WASHINGTON — Russia has begun pulling most of its roughly 40,000 troops away from its border with Ukraine, a move that U.S. and NATO officials called encouraging.
Defense Secretary Chuck Hagel said that the movement of soldiers and equipment was promising but that all of the Russian troops shifted to the area since March needed to be withdrawn.
The troop movement this week was taken as a concrete sign that Moscow is de-escalating its confrontation with Ukraine, which began with the overthrow of pro-Russia President Viktor Yanukovich in February and continued through recent separatist uprisings in Ukraine's east.
Russian President Vladimir Putin announced the pullback Monday, saying the troops had concluded what he labeled military exercises. But with fighting between pro-Russia separatists and Ukrainian troops continuing, U.S. officials are holding off on declaring the crisis over.
"We do know that thousands of Russian troops have been pulled back and are moving away, but we also know that there are thousands of Russian troops still there that have not yet moved," Hagel told reporters traveling with him in Singapore.
A U.S. defense official told the Los Angeles Times that satellite imagery and other intelligence indicated that Russian forces were packing up and leaving in large numbers.

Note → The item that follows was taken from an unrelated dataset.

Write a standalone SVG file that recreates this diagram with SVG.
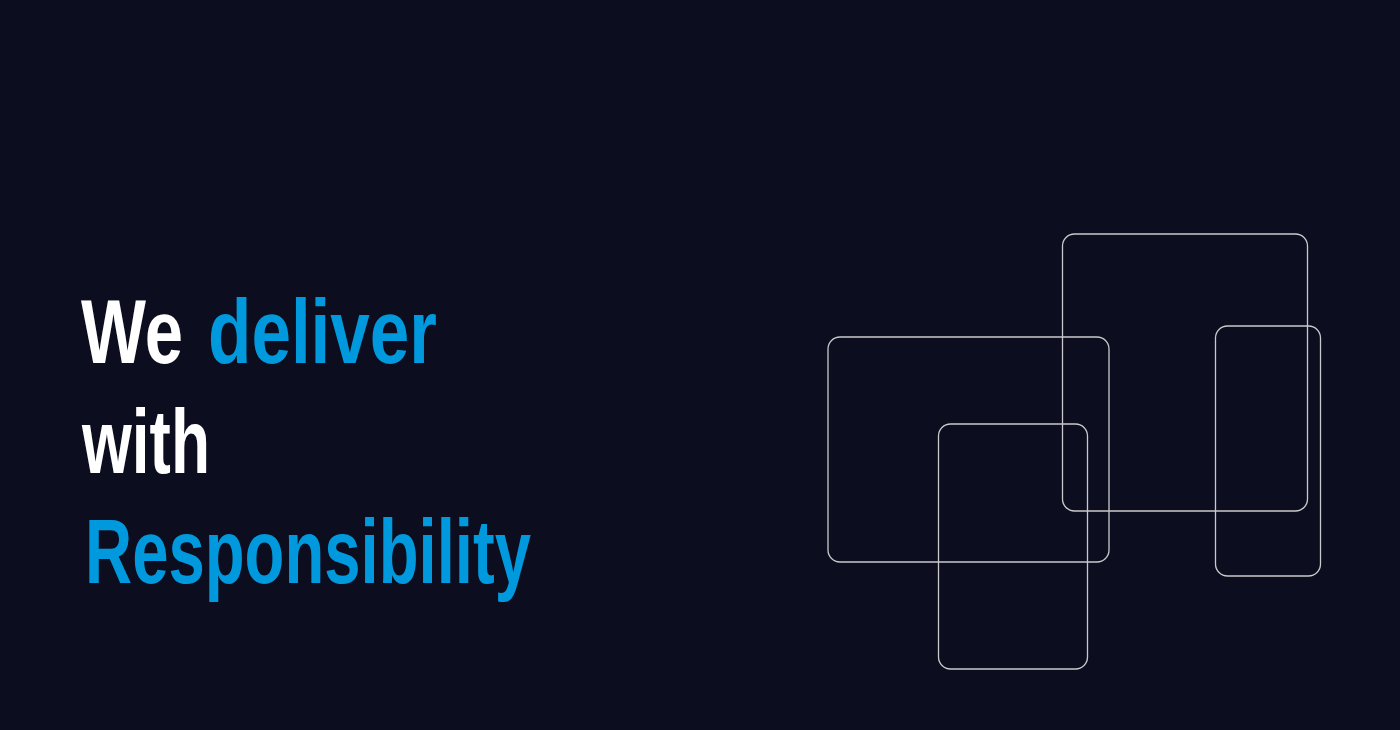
<svg xmlns="http://www.w3.org/2000/svg" width="1400" height="730" viewBox="0 0 1400 730">
  <style>
    .t { font-family: "Liberation Sans", Arial, sans-serif; font-weight: 700; font-size: 90px; }
    .w { fill: #ffffff; }
    .b { fill: #0099dd; }
    .box { fill: none; stroke: #c9c9cc; stroke-width: 1.3; }
  </style>
  <rect x="0" y="0" width="1400" height="730" fill="#0c0e1f"/>
  <g id="headline">
    <text class="t w" x="81" y="363" textLength="102" lengthAdjust="spacingAndGlyphs">We</text>
    <text class="t b" x="208" y="363" textLength="229" lengthAdjust="spacingAndGlyphs">deliver</text>
    <text class="t w" x="82" y="473" textLength="128" lengthAdjust="spacingAndGlyphs">with</text>
    <text class="t b" x="85" y="583" textLength="446" lengthAdjust="spacingAndGlyphs">Responsibility</text>
  </g>
  <g id="frames">
    <rect id="frame-left" class="box" x="828" y="337" width="281" height="225" rx="12"/>
    <rect id="frame-top" class="box" x="1062.5" y="234" width="245" height="277" rx="12"/>
    <rect id="frame-right" class="box" x="1215.5" y="326" width="105" height="250" rx="12"/>
    <rect id="frame-bottom" class="box" x="938.5" y="424" width="149" height="245" rx="12"/>
  </g>
</svg>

In some places, the troops were preparing to load armored vehicles onto rail cars, a sign they were being transported back to bases away from the border, said the official, who requested anonymity to discuss intelligence.
Seven Russian battalions — several thousand troops — remain in place near the border, officials said.
Anders Fogh Rasmussen, secretary-general of the North Atlantic Treaty Organization, said at an alliance meeting in Lithuania that NATO countries and Russia would meet Monday in Brussels to discuss Ukraine, the first face-to-face session since NATO froze relations with Moscow after Russia annexed Ukraine's Crimean peninsula in March.